## Supplied data
********

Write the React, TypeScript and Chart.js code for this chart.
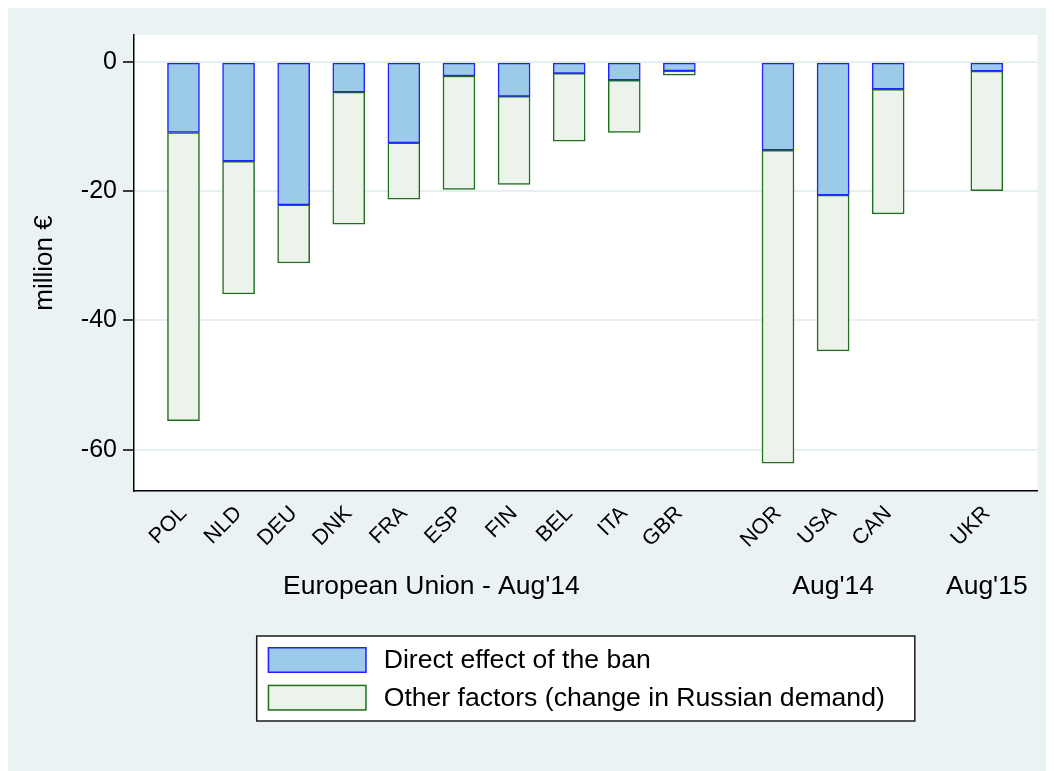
import React, { useEffect, useRef } from "react";
import { Chart, registerables } from "chart.js";

Chart.register(...registerables);

// ---- data ----
const countries = ["POL", "NLD", "DEU", "DNK", "FRA", "ESP", "FIN", "BEL", "ITA", "GBR", "NOR", "USA", "CAN", "UKR"];
// position of each bar on the category line (groups separated by gaps)
const xPositions = [1, 2, 3, 4, 5, 6, 7, 8, 9, 10, 11.79, 12.79, 13.79, 15.58];
const directEffect = [-10.9, -15.35, -22.1, -4.65, -12.5, -2.15, -5.3, -1.75, -2.8, -1.35, -13.65, -20.6, -4.2, -1.4];
const otherFactors = [-44.6, -20.55, -9.0, -20.45, -8.7, -17.55, -13.65, -10.5, -8.1, -0.65, -48.45, -24.1, -19.3, -18.5];
const groupLabels = ["European Union - Aug'14", "Aug'14", "Aug'15"];
const groupMembers = [[0, 1, 2, 3, 4, 5, 6, 7, 8, 9], [10, 11, 12], [13]];
const yTicks = [0, -20, -40, -60];
const seriesLabels = ["Direct effect of the ban", "Other factors (change in Russian demand)"];

const groupCenters = groupMembers.map(
  (m) => m.reduce((s, i) => s + xPositions[i], 0) / m.length
);

const FONT = '"Liberation Sans", Arial, Helvetica, sans-serif';

export default function App() {
  const ref = useRef<HTMLCanvasElement>(null);

  useEffect(() => {
    if (!ref.current) return;

    const bgPlugin = {
      id: "stataBg",
      beforeDraw(chart: any) {
        const { ctx, width, height, chartArea } = chart;
        ctx.save();
        ctx.fillStyle = "#eaf2f3";
        ctx.fillRect(0, 0, width, height);
        ctx.fillStyle = "#ffffff";
        ctx.fillRect(chartArea.left, chartArea.top, chartArea.right - chartArea.left, chartArea.bottom - chartArea.top);
        ctx.restore();
      },
    };

    const legendPlugin = {
      id: "boxLegend",
      afterDraw(chart: any) {
        const { ctx, chartArea } = chart;
        const x2 = chart.scales.x2;
        const ds = chart.data.datasets;
        ctx.save();
        ctx.font = `26.6px ${FONT}`;
        const textW = Math.max(...ds.map((d: any) => ctx.measureText(d.label).width));
        const padL = 11, sw = 99, sh = 26, gap = 17, padR = 30, rowH = 37.7, padT = 11, padB = 10.3;
        const boxW = padL + sw + gap + textW + padR;
        const boxH = padT + rowH * (ds.length - 1) + sh + padB;
        const left = (chartArea.left + chartArea.right) / 2 - boxW / 2;
        const top = x2.bottom + 15;
        ctx.fillStyle = "#ffffff";
        ctx.fillRect(left, top, boxW, boxH);
        ctx.strokeStyle = "#1a1a1a";
        ctx.lineWidth = 1.5;
        ctx.strokeRect(left, top, boxW, boxH);
        ds.forEach((d: any, i: number) => {
          const y = top + padT + i * rowH;
          ctx.fillStyle = d.backgroundColor;
          ctx.fillRect(left + padL, y, sw, sh);
          ctx.strokeStyle = d.borderColor;
          ctx.lineWidth = 1.5;
          ctx.strokeRect(left + padL + 0.75, y + 0.75, sw - 1.5, sh - 1.5);
          ctx.fillStyle = "#000";
          ctx.textBaseline = "middle";
          ctx.textAlign = "left";
          ctx.fillText(d.label, left + padL + sw + gap, y + sh / 2 + 1);
        });
        ctx.restore();
      },
    };

    const xMin = 0.102;
    const xMax = 16.5;

    const chart = new Chart(ref.current, {
      type: "bar",
      data: {
        datasets: [
          {
            label: seriesLabels[0],
            data: xPositions.map((x, i) => ({ x, y: directEffect[i] })),
            backgroundColor: "#9ccae9",
            borderColor: "#2222ff",
            borderWidth: 1.5,
            borderSkipped: false,
            barThickness: 32,
          },
          {
            label: seriesLabels[1],
            data: xPositions.map((x, i) => ({ x, y: otherFactors[i] })),
            backgroundColor: "#ebf3eb",
            borderColor: "#1f6f1f",
            borderWidth: 1.5,
            borderSkipped: false,
            barThickness: 32,
          },
        ],
      },
      options: {
        animation: false,
        responsive: false,
        maintainAspectRatio: false,
        layout: { padding: { left: 0, top: 27, right: 16.5, bottom: 150 } },
        plugins: {
          legend: { display: false },
          tooltip: { enabled: false },
        },
        scales: {
          x: {
            type: "linear",
            stacked: true,
            offset: false,
            min: xMin,
            max: xMax,
            weight: 0,
            afterBuildTicks: (s: any) => {
              s.ticks = xPositions.map((v) => ({ value: v }));
            },
            afterFit: (s: any) => {
              s.height = 60;
            },
            grid: { display: false, drawTicks: false, offset: false },
            border: { display: true, color: "#000", width: 1.5 },
            ticks: {
              autoSkip: false,
              minRotation: 45,
              maxRotation: 45,
              padding: 10,
              color: "#000",
              font: { family: FONT, size: 21.5 },
              callback: (_v: any, i: number) => countries[i],
            },
          },
          x2: {
            type: "linear",
            position: "bottom",
            offset: false,
            min: xMin,
            max: xMax,
            weight: 1,
            afterBuildTicks: (s: any) => {
              s.ticks = groupCenters.map((v) => ({ value: v }));
            },
            afterFit: (s: any) => {
              s.height = 70;
            },
            grid: { display: false, drawTicks: false, offset: false },
            border: { display: false },
            ticks: {
              autoSkip: false,
              minRotation: 0,
              maxRotation: 0,
              padding: 20,
              color: "#000",
              font: { family: FONT, size: 26.5 },
              callback: (_v: any, i: number) => groupLabels[i],
            },
          },
          y: {
            type: "linear",
            stacked: true,
            min: -66.4,
            max: 4.2,
            afterBuildTicks: (s: any) => {
              s.ticks = yTicks.map((v) => ({ value: v }));
            },
            afterFit: (s: any) => {
              s.width = 126;
            },
            grid: {
              color: "#e6eff1",
              lineWidth: 2,
              drawTicks: true,
              tickLength: 11,
              tickColor: "#000",
              tickWidth: 1.5,
            },
            border: { display: true, color: "#000", width: 1.5 },
            ticks: {
              padding: 6,
              color: "#000",
              font: { family: FONT, size: 25 },
              callback: (v: any) => String(v),
            },
            title: {
              display: true,
              text: "million €",
              color: "#000",
              font: { family: FONT, size: 26 },
              padding: { top: 21, bottom: 0 },
            },
          },
        },
      },
      plugins: [bgPlugin, legendPlugin],
    } as any);

    return () => chart.destroy();
  }, []);

  return (
    <div style={{ width: 1046, height: 763 }}>
      <canvas ref={ref} width={1046} height={763} style={{ display: "block" }} />
    </div>
  );
}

********

## Short task
Retype the whole listing exactly and leave the pictures out.

## Full response
Write the React, TypeScript and Chart.js code for this chart.
import React, { useEffect, useRef } from "react";
import { Chart, registerables } from "chart.js";

Chart.register(...registerables);

// ---- data ----
const countries = ["POL", "NLD", "DEU", "DNK", "FRA", "ESP", "FIN", "BEL", "ITA", "GBR", "NOR", "USA", "CAN", "UKR"];
// position of each bar on the category line (groups separated by gaps)
const xPositions = [1, 2, 3, 4, 5, 6, 7, 8, 9, 10, 11.79, 12.79, 13.79, 15.58];
const directEffect = [-10.9, -15.35, -22.1, -4.65, -12.5, -2.15, -5.3, -1.75, -2.8, -1.35, -13.65, -20.6, -4.2, -1.4];
const otherFactors = [-44.6, -20.55, -9.0, -20.45, -8.7, -17.55, -13.65, -10.5, -8.1, -0.65, -48.45, -24.1, -19.3, -18.5];
const groupLabels = ["European Union - Aug'14", "Aug'14", "Aug'15"];
const groupMembers = [[0, 1, 2, 3, 4, 5, 6, 7, 8, 9], [10, 11, 12], [13]];
const yTicks = [0, -20, -40, -60];
const seriesLabels = ["Direct effect of the ban", "Other factors (change in Russian demand)"];

const groupCenters = groupMembers.map(
  (m) => m.reduce((s, i) => s + xPositions[i], 0) / m.length
);

const FONT = '"Liberation Sans", Arial, Helvetica, sans-serif';

export default function App() {
  const ref = useRef<HTMLCanvasElement>(null);

  useEffect(() => {
    if (!ref.current) return;

    const bgPlugin = {
      id: "stataBg",
      beforeDraw(chart: any) {
        const { ctx, width, height, chartArea } = chart;
        ctx.save();
        ctx.fillStyle = "#eaf2f3";
        ctx.fillRect(0, 0, width, height);
        ctx.fillStyle = "#ffffff";
        ctx.fillRect(chartArea.left, chartArea.top, chartArea.right - chartArea.left, chartArea.bottom - chartArea.top);
        ctx.restore();
      },
    };

    const legendPlugin = {
      id: "boxLegend",
      afterDraw(chart: any) {
        const { ctx, chartArea } = chart;
        const x2 = chart.scales.x2;
        const ds = chart.data.datasets;
        ctx.save();
        ctx.font = `26.6px ${FONT}`;
        const textW = Math.max(...ds.map((d: any) => ctx.measureText(d.label).width));
        const padL = 11, sw = 99, sh = 26, gap = 17, padR = 30, rowH = 37.7, padT = 11, padB = 10.3;
        const boxW = padL + sw + gap + textW + padR;
        const boxH = padT + rowH * (ds.length - 1) + sh + padB;
        const left = (chartArea.left + chartArea.right) / 2 - boxW / 2;
        const top = x2.bottom + 15;
        ctx.fillStyle = "#ffffff";
        ctx.fillRect(left, top, boxW, boxH);
        ctx.strokeStyle = "#1a1a1a";
        ctx.lineWidth = 1.5;
        ctx.strokeRect(left, top, boxW, boxH);
        ds.forEach((d: any, i: number) => {
          const y = top + padT + i * rowH;
          ctx.fillStyle = d.backgroundColor;
          ctx.fillRect(left + padL, y, sw, sh);
          ctx.strokeStyle = d.borderColor;
          ctx.lineWidth = 1.5;
          ctx.strokeRect(left + padL + 0.75, y + 0.75, sw - 1.5, sh - 1.5);
          ctx.fillStyle = "#000";
          ctx.textBaseline = "middle";
          ctx.textAlign = "left";
          ctx.fillText(d.label, left + padL + sw + gap, y + sh / 2 + 1);
        });
        ctx.restore();
      },
    };

    const xMin = 0.102;
    const xMax = 16.5;

    const chart = new Chart(ref.current, {
      type: "bar",
      data: {
        datasets: [
          {
            label: seriesLabels[0],
            data: xPositions.map((x, i) => ({ x, y: directEffect[i] })),
            backgroundColor: "#9ccae9",
            borderColor: "#2222ff",
            borderWidth: 1.5,
            borderSkipped: false,
            barThickness: 32,
          },
          {
            label: seriesLabels[1],
            data: xPositions.map((x, i) => ({ x, y: otherFactors[i] })),
            backgroundColor: "#ebf3eb",
            borderColor: "#1f6f1f",
            borderWidth: 1.5,
            borderSkipped: false,
            barThickness: 32,
          },
        ],
      },
      options: {
        animation: false,
        responsive: false,
        maintainAspectRatio: false,
        layout: { padding: { left: 0, top: 27, right: 16.5, bottom: 150 } },
        plugins: {
          legend: { display: false },
          tooltip: { enabled: false },
        },
        scales: {
          x: {
            type: "linear",
            stacked: true,
            offset: false,
            min: xMin,
            max: xMax,
            weight: 0,
            afterBuildTicks: (s: any) => {
              s.ticks = xPositions.map((v) => ({ value: v }));
            },
            afterFit: (s: any) => {
              s.height = 60;
            },
            grid: { display: false, drawTicks: false, offset: false },
            border: { display: true, color: "#000", width: 1.5 },
            ticks: {
              autoSkip: false,
              minRotation: 45,
              maxRotation: 45,
              padding: 10,
              color: "#000",
              font: { family: FONT, size: 21.5 },
              callback: (_v: any, i: number) => countries[i],
            },
          },
          x2: {
            type: "linear",
            position: "bottom",
            offset: false,
            min: xMin,
            max: xMax,
            weight: 1,
            afterBuildTicks: (s: any) => {
              s.ticks = groupCenters.map((v) => ({ value: v }));
            },
            afterFit: (s: any) => {
              s.height = 70;
            },
            grid: { display: false, drawTicks: false, offset: false },
            border: { display: false },
            ticks: {
              autoSkip: false,
              minRotation: 0,
              maxRotation: 0,
              padding: 20,
              color: "#000",
              font: { family: FONT, size: 26.5 },
              callback: (_v: any, i: number) => groupLabels[i],
            },
          },
          y: {
            type: "linear",
            stacked: true,
            min: -66.4,
            max: 4.2,
            afterBuildTicks: (s: any) => {
              s.ticks = yTicks.map((v) => ({ value: v }));
            },
            afterFit: (s: any) => {
              s.width = 126;
            },
            grid: {
              color: "#e6eff1",
              lineWidth: 2,
              drawTicks: true,
              tickLength: 11,
              tickColor: "#000",
              tickWidth: 1.5,
            },
            border: { display: true, color: "#000", width: 1.5 },
            ticks: {
              padding: 6,
              color: "#000",
              font: { family: FONT, size: 25 },
              callback: (v: any) => String(v),
            },
            title: {
              display: true,
              text: "million €",
              color: "#000",
              font: { family: FONT, size: 26 },
              padding: { top: 21, bottom: 0 },
            },
          },
        },
      },
      plugins: [bgPlugin, legendPlugin],
    } as any);

    return () => chart.destroy();
  }, []);

  return (
    <div style={{ width: 1046, height: 763 }}>
      <canvas ref={ref} width={1046} height={763} style={{ display: "block" }} />
    </div>
  );
}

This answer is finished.